Pension schemes could be exempt from a diversification requirement relating to the use of sovereign bonds as collateral for non-centrally cleared derivatives, after the European Commission said the obligation should be scrapped.

The change concerns a provision in draft regulatory technical standards (RTS) on “risk-mitigation techniques for over-the-counter (OTC) derivatives not cleared by a central counterparty” under the European Markets Infrastructure Regulation (EMIR).

Under the existing provision, which the Commission wants to amend, pension funds posting more than €1bn in collateral with a single counterparty cannot have more than half of that collateral in government bonds from a single country or issuer.

The Commission, writing to European regulators last week, said it was necessary to change this provision.

“This amendment is based on new evidence received following the submission of the draft RTS by the ESAs [European Supervisory Authorities], which the Commission believes should be taken into account to ensure the proportionate application of those requirements,” it said.

More specifically, it said: “Given the fact the application of such concentration limits to certain pension scheme arrangements would require them to enter into foreign currency transactions introducing the costs and risks of foreign currency mismatches, it would be disproportionate to apply the concentration limits in the same manner as other counterparties.”

The Commission proposes removing the limit “in line with the co-legislators’ intention to avoid excessive burden on the retirement income of future pensioners as reflected in Recital 26 of EMIR”.

The sovereign-issuer concentration provision was one of the derivative rules some of Europe’s largest pension managers raised concerns about in a letter to the Commission earlier this year.

APG, the €417bn Dutch asset manager, was one of the key signatories.

An APG spokesperson told IPE the pension fund was pleased with the amendments to the draft RTS.

“APG has expressed worries multiple times that the concentration limits would cause enormous operational complexity and are more likely to increase, rather than decrease, liquidity risk,” said the spokesperson.

“APG has argued for removing the limits, especially for government bonds.”

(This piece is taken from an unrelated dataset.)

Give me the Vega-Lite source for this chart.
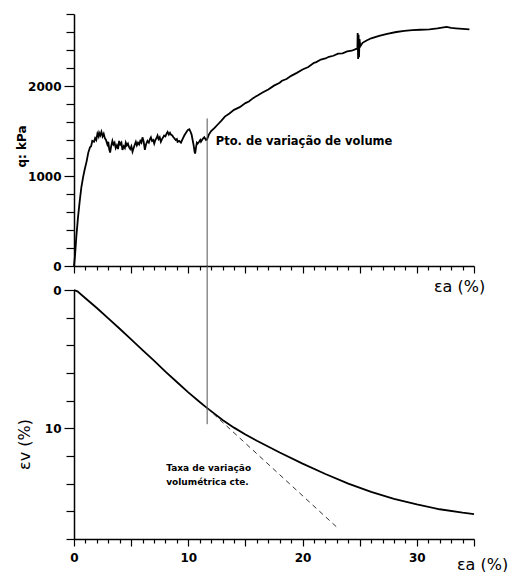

Insight Investment also put its name to the letter to the Commission, and Vanaja Indra, market and regulatory reform director at the investment manager, said the Commission’s decision was “a positive development, particularly for large pension schemes that might otherwise have been forced to take unnecessary foreign exchange risk”.

She added: “It recognises the concern that pension funds have liabilities denominated in local currencies and therefore should be allowed to post domestic government bonds denominated in the local currency as collateral for OTC derivatives.”

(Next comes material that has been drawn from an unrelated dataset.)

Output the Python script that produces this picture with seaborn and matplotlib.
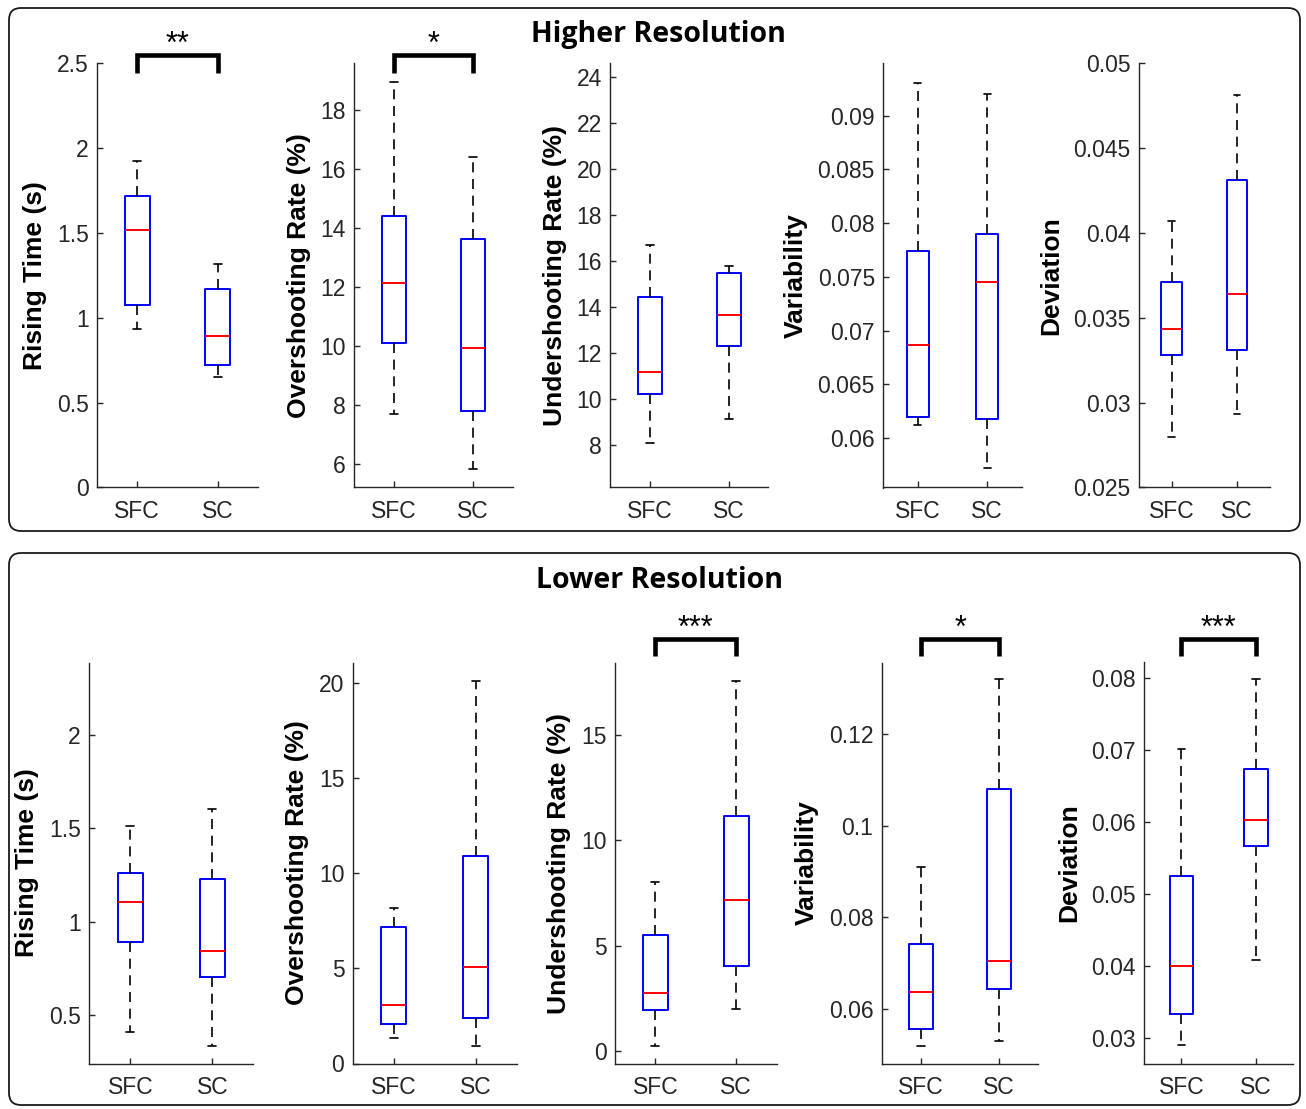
import numpy as np
import pandas as pd
import seaborn as sns
import matplotlib
matplotlib.use("Agg")
from matplotlib import pyplot as plt
from matplotlib import transforms
from matplotlib.patches import FancyBboxPatch

groups = ["SFC", "SC"]
metric_labels = ["Rising Time (s)", "Overshooting Rate (%)", "Undershooting Rate (%)",
                 "Variability", "Deviation"]

higher_sfc = [
    [0.935, 1.077, 1.518, 1.716, 1.925],
    [7.67, 10.08, 12.12, 14.40, 18.94],
    [8.12, 10.25, 11.18, 14.44, 16.70],
    [0.0612, 0.0620, 0.0687, 0.0774, 0.0930],
    [0.0280, 0.0328, 0.03435, 0.0371, 0.0407],
]
higher_sc = [
    [0.653, 0.720, 0.890, 1.167, 1.317],
    [5.81, 7.79, 9.94, 13.63, 16.41],
    [9.15, 12.30, 13.65, 15.47, 15.80],
    [0.0572, 0.0618, 0.0745, 0.0790, 0.0920],
    [0.0293, 0.0331, 0.0364, 0.0431, 0.0481],
]
lower_sfc = [
    [0.411, 0.890, 1.103, 1.263, 1.512],
    [1.32, 2.06, 3.06, 7.18, 8.20],
    [0.24, 1.93, 2.77, 5.50, 8.03],
    [0.0521, 0.0557, 0.0637, 0.0742, 0.0909],
    [0.0290, 0.0333, 0.0400, 0.0525, 0.0701],
]
lower_sc = [
    [0.338, 0.706, 0.845, 1.228, 1.605],
    [0.91, 2.37, 5.08, 10.92, 20.14],
    [2.01, 4.04, 7.19, 11.16, 17.57],
    [0.0531, 0.0644, 0.0706, 0.1079, 0.1318],
    [0.0409, 0.0567, 0.0603, 0.0673, 0.0798],
]
higher_stars = ["**", "*", "", "", ""]
lower_stars = ["", "", "***", "*", "***"]

higher_yticks = [
    [0, 0.5, 1, 1.5, 2, 2.5],
    [6, 8, 10, 12, 14, 16, 18],
    [8, 10, 12, 14, 16, 18, 20, 22, 24],
    [0.06, 0.065, 0.07, 0.075, 0.08, 0.085, 0.09],
    [0.025, 0.03, 0.035, 0.04, 0.045, 0.05],
]
lower_yticks = [
    [0.5, 1, 1.5, 2],
    [0, 5, 10, 15, 20],
    [0, 5, 10, 15],
    [0.06, 0.08, 0.1, 0.12],
    [0.03, 0.04, 0.05, 0.06, 0.07, 0.08],
]
higher_ylim = [(0, 2.5), (5.19, 19.6), (6.17, 24.6), (0.0554, 0.0949), (0.025, 0.05)]
lower_ylim = [(0.242, 2.386), (0, 21.1), (-0.6, 18.45), (0.0482, 0.1355), (0.0265, 0.0821)]

W, H = 1306, 1109
DARK = "#262626"


def draw_panel(ax, sfc, sc, ylabel, yticks, ylim, stars, bracket_y, leg_y):
    data = pd.DataFrame()
    data["group"] = [groups[0]] * len(sfc) + [groups[1]] * len(sc)
    data["value"] = list(sfc) + list(sc)

    sns.boxplot(data=data, x="group", y="value", order=groups, ax=ax,
                width=0.31, whis=(0, 100), fill=False, color="blue",
                linewidth=1.4, showfliers=False, capwidths=0.1,
                boxprops=dict(color="blue", linewidth=1.4),
                medianprops=dict(color="red", linewidth=1.4),
                whiskerprops=dict(color="black", linestyle=(0, (6, 4)), linewidth=1.2),
                capprops=dict(color="black", linewidth=1.2))

    ax.set_xlim(-0.5, 1.5)
    ax.set_ylim(*ylim)
    ax.set_yticks(yticks)
    ax.set_yticklabels([f"{t:g}" for t in yticks])
    ax.set_xlabel("")
    ax.set_ylabel(ylabel, fontsize=19, fontweight="bold", color="black", labelpad=7)
    ax.set_facecolor("white")
    ax.grid(False)
    for side in ["top", "right"]:
        ax.spines[side].set_visible(False)
    for side in ["left", "bottom"]:
        ax.spines[side].set_color(DARK)
        ax.spines[side].set_linewidth(1.0)
    ax.tick_params(direction="in", length=4, width=1, colors=DARK, labelsize=16.5)
    ax.tick_params(axis="x", pad=9)
    ax.tick_params(axis="y", pad=6)

    if stars:
        trans = transforms.blended_transform_factory(ax.transData, ax.transAxes)
        ax.plot([0, 0, 1, 1], [leg_y, bracket_y, bracket_y, leg_y], transform=trans,
                clip_on=False, color="black", lw=3.3,
                solid_joinstyle="miter", solid_capstyle="butt")
        ax.text(0.5, bracket_y + 0.004, stars, transform=trans, ha="center",
                va="baseline", fontsize=22, color="black")


def process():
    sns.set_style("ticks")
    plt.rcParams["font.family"] = ["Liberation Sans", "DejaVu Sans"]
    fig = plt.figure(figsize=(W / 100, H / 100), dpi=100)

    # rounded frames around each row
    for top_px, bot_px in [(8, 531), (553, 1105)]:
        frame = FancyBboxPatch((9 / 100, (H - bot_px) / 100), (1300 - 9) / 100,
                               (bot_px - top_px) / 100,
                               boxstyle="round,pad=0,rounding_size=0.12",
                               transform=fig.dpi_scale_trans, facecolor="none",
                               edgecolor="#1a1a1a", linewidth=1.3)
        fig.add_artist(frame)

    fig.text(658 / W, 1 - 41.7 / H, "Higher Resolution", ha="center", va="baseline",
             fontsize=20.5, fontweight="bold", color="black",
             family=["Open Sans", "DejaVu Sans"])
    fig.text(659 / W, 1 - 588.3 / H, "Lower Resolution", ha="center", va="baseline",
             fontsize=20.5, fontweight="bold", color="black",
             family=["Open Sans", "DejaVu Sans"])

    top_x = [(97, 258), (354.4, 512.6), (610.3, 768.4), (883.3, 1021.7), (1138.7, 1270)]
    bot_x = [(89.3, 253.3), (352.7, 516.7), (615, 776.7), (881.7, 1038.3), (1144, 1293.3)]
    rows = [
        (top_x, 63, 487.5, higher_sfc, higher_sc, higher_yticks, higher_ylim, higher_stars, 1.019, 0.977),
        (bot_x, 662.5, 1063.5, lower_sfc, lower_sc, lower_yticks, lower_ylim, lower_stars, 1.059, 1.016),
    ]
    for xs, y_top, y_bot, sfc, sc, ticks, lims, stars, br_y, leg_y in rows:
        for i, (x0, x1) in enumerate(xs):
            ax = fig.add_axes([x0 / W, 1 - y_bot / H, (x1 - x0) / W, (y_bot - y_top) / H])
            draw_panel(ax, sfc[i], sc[i], metric_labels[i], ticks[i], lims[i],
                       stars[i], br_y, leg_y)

    fig.savefig("out.png", dpi=100, facecolor="white")


if __name__ == '__main__':
    process()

The dis-application of the rule will be reviewed in three years.

Sebastian Reger, a partner at law firm Sackers, said the rule change relating to the diversification for pensions schemes was positive but, in practice, would not mean much for UK schemes.

“It’s good, but it’s not revolutionary,” he told IPE.

“The previous draft provisions already weren’t that bad for most UK schemes, which also typically aren’t big enough for the diversification requirement to be an issue.”

The Commission endorsed the draft RTS, including the scrapping of the aforementioned requirement for pension schemes, on 28 July.

The ESAs, which adopted the technical standards in March, have six weeks to respond to the Commission’s amendments.